Originally created 11/05/04

Ja Rule upbeat as he prepares for new album

NEW YORK - Ja Rule probably should have battled nemesis 50 Cent with sticks and stones, considering what happened after their war of words.

A few years ago, Ja Rule was among the most popular - and overexposed - figures in hip-hop. Each of his first four albums had sold millions of copies. His deep, gravelly voice, either in rap form or an off-key warble, punctuated hit after hit. He enjoyed collaborations with artists from Jennifer Lopez to Jay-Z.

Then a pre-superstar 50 Cent blew up with the song Wanksta, a thinly veiled attack calling Ja Rule a gangsta wannabe perpetrating a tough-guy image. Even though Ja Rule fired back on underground songs, interviews and last year's Blood in My Eye album, the image seemed to stick.

As his beef with 50 Cent escalated, the man born Jeffrey Atkins suddenly became uncool. His catchy harmonizing was considered weak. Some said the verbal wounds would be fatal to his career.

Not quite. Despite being the object of 50's ridicule and many rap fans' scorn, Ja Rule, 28, is on the verge of a comeback.

"I'm a vegetarian, I don't even want no beef right now. I'm cool. Let them other (guys) deal with the beef, I'm good," he said with a smile.

His sixth album, R.U.L.E., set for release Tuesday, is being buoyed by the hit Wonderful, featuring R. Kelly and Ashanti, and he didn't even have to change his style - he's still crooning badly, still rhyming with the same blustery excitement.

"If we come out of this, and we do our thing, that's a big story. It was all odds against us. No one thought we would," boasts Irv Gotti, the head of Ja Rule's record label, The Inc., formerly known as Murder Inc.

During an interview at the Inc. offices, Ja sat bare-chested as he waited for a clean shirt to be delivered, showcasing his muscled but diminutive frame. Animated and candid yet philosophical, he talked freely about his quick downward spiral and his feud with 50 Cent.

Both hail from Queens in New York City. They'd been friendly, until one of 50 Cent's friends robbed Ja Rule of his jewelry at a nightclub. Egos were bruised, arguments ensued, and the tiff soon became public. 50 Cent seemed to thrive from it - as he once boasted on stage, he built his career on the feud.

"Sometimes, in beefs and battles, that's what it's all about; it's for the fans, it's like a big show, and for me, it wasn't that, it was very real." Ja said. "But 50 made it into a show."

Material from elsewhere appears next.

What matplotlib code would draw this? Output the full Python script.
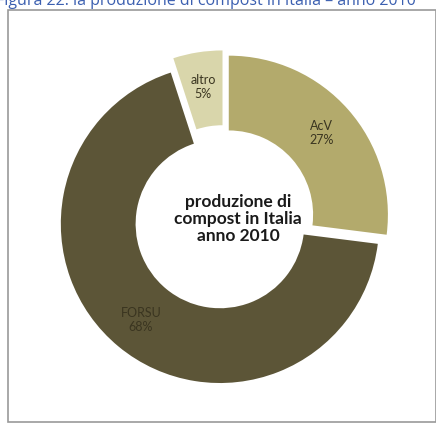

While 50 Cent's popularity exploded and he became 2003's best-selling artist, Ja Rule's career seemed to implode. He might have been an easy target, though; he had become an almost omnipresent musical force, conquering both pop, rap, and R&B with his rough yet accessible slice of rap. One minute he was bumping and grinding with Ms. Lopez; the next he was on movie screens in The Fast and the Furious.

For some, he got too big, and perhaps strayed too far from his early, thugged-out image. So when 50 Cent came to take him down, people were waiting for the fall.

Even Ja can identify with that feeling.

"When you're a big artist, people want to see you fall sometimes, and it's like that. This is human nature, and I really had to step back and understand," he says.

So he decided to just ride out the turbulence and lower his profile. The married father of three was conspicuously absent from Ashanti's sophomore set last year, his ubiquitous collaborations dried up and he made few celebrity appearances.

But Ja Rule never stopped hanging out among the people, even when the haters were at their loudest, when strangers were screaming epithets at him in clubs or shouting "G-g-g-G-g-g-G-UNIT!" - the rallying cry of 50 Cent's clique. Because, at the same time he was vilified, he also knew that there were die-hard fans still there.

"When (fans) see me, I'll be out and about, I'm getting love. So it was kind of confusing me. Like, dang, 'How can I get hated on?'"

Both Mr. Gotti and Ja Rule say they never considered altering the image and style that earned him so much criticism. Now it looks as though they were right: The forever fickle audience is falling back in love with him again. At Jay-Z's concert at Madison Square Garden on Monday, Ja Rule got one of the evening's biggest ovations.

Everything is finally coming back around. Just as he knew it would.

"The whole time I felt like, it's a phase, because when I go out, I got the hate, but I got love, too," Ja Rule says. "I've seen other artists go through it. I've seen (The Notorious) B.I.G. go through it. I got a sample on one of my records from B.I.G., actually, with him saying, it goes around. You love me, you hate me, and now it's time to love me."